* start Recorded information *

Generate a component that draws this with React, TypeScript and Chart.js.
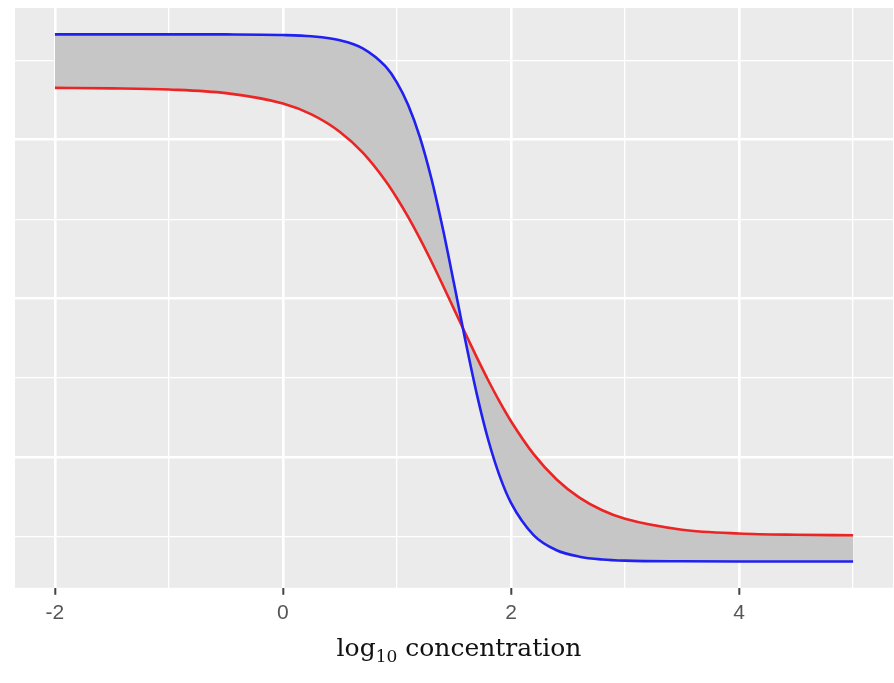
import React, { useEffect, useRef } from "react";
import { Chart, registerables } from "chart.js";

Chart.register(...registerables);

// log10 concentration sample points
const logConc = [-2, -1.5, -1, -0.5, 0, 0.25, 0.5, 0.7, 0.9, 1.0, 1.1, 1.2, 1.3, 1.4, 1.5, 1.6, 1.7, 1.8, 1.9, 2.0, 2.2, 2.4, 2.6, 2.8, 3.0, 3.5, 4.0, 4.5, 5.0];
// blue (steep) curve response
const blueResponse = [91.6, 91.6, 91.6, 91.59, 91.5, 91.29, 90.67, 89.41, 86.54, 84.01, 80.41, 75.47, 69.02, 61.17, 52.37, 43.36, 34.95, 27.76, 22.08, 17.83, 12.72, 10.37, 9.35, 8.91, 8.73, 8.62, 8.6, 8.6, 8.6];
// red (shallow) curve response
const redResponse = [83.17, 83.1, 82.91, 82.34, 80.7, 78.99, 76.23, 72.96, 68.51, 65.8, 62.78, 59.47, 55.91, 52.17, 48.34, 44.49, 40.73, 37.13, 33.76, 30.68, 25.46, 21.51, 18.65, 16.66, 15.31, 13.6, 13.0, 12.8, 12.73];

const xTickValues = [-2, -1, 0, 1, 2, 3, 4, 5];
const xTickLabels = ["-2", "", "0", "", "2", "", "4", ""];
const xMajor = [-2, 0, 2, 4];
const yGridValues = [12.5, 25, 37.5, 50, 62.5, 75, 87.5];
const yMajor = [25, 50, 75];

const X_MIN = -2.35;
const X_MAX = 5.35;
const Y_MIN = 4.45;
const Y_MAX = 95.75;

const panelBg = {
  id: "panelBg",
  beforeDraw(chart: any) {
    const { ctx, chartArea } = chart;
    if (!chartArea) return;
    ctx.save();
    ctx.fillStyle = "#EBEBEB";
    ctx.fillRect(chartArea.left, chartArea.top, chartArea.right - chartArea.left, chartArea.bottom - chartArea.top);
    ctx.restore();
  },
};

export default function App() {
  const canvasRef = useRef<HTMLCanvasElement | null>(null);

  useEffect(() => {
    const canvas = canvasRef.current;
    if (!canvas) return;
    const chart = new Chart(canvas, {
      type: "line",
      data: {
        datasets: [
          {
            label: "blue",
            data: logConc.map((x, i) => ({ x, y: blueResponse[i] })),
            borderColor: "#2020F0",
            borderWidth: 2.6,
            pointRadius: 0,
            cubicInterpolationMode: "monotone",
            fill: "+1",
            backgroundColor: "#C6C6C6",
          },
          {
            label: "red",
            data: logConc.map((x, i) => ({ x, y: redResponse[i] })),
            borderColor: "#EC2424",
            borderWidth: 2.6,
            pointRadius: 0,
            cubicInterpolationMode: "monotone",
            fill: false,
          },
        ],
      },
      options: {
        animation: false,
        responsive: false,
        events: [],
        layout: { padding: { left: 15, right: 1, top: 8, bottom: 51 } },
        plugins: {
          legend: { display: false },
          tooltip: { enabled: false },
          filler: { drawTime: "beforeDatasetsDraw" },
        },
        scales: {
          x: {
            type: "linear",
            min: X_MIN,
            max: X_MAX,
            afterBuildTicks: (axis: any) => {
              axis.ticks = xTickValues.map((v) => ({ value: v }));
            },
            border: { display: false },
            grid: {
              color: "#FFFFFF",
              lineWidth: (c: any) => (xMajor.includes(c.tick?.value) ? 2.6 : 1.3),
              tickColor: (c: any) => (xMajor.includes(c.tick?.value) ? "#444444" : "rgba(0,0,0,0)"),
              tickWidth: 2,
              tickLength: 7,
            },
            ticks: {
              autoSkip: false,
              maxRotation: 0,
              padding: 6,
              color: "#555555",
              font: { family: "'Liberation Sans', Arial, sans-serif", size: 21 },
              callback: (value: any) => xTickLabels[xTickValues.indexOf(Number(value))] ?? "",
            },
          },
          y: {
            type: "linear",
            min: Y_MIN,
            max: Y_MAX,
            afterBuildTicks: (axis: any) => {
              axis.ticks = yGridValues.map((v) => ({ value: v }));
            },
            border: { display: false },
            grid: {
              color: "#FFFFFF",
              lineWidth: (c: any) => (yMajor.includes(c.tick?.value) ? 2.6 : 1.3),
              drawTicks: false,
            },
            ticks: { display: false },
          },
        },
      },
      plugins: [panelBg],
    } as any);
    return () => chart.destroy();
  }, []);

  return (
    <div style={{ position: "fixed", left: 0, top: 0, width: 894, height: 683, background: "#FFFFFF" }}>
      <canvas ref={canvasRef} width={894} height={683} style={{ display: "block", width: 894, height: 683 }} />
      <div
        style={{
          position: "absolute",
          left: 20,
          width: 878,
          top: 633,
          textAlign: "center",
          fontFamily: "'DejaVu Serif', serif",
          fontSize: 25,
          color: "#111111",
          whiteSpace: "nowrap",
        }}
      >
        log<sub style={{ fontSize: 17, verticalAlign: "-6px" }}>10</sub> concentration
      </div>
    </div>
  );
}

* end Recorded information *

■ What to produce
Repeat the listing above from its first line through the line that contains "Chart.register(...registerables);", both included, and nothing more. Drop the pictures.

■ Full answer
Generate a component that draws this with React, TypeScript and Chart.js.
import React, { useEffect, useRef } from "react";
import { Chart, registerables } from "chart.js";

Chart.register(...registerables);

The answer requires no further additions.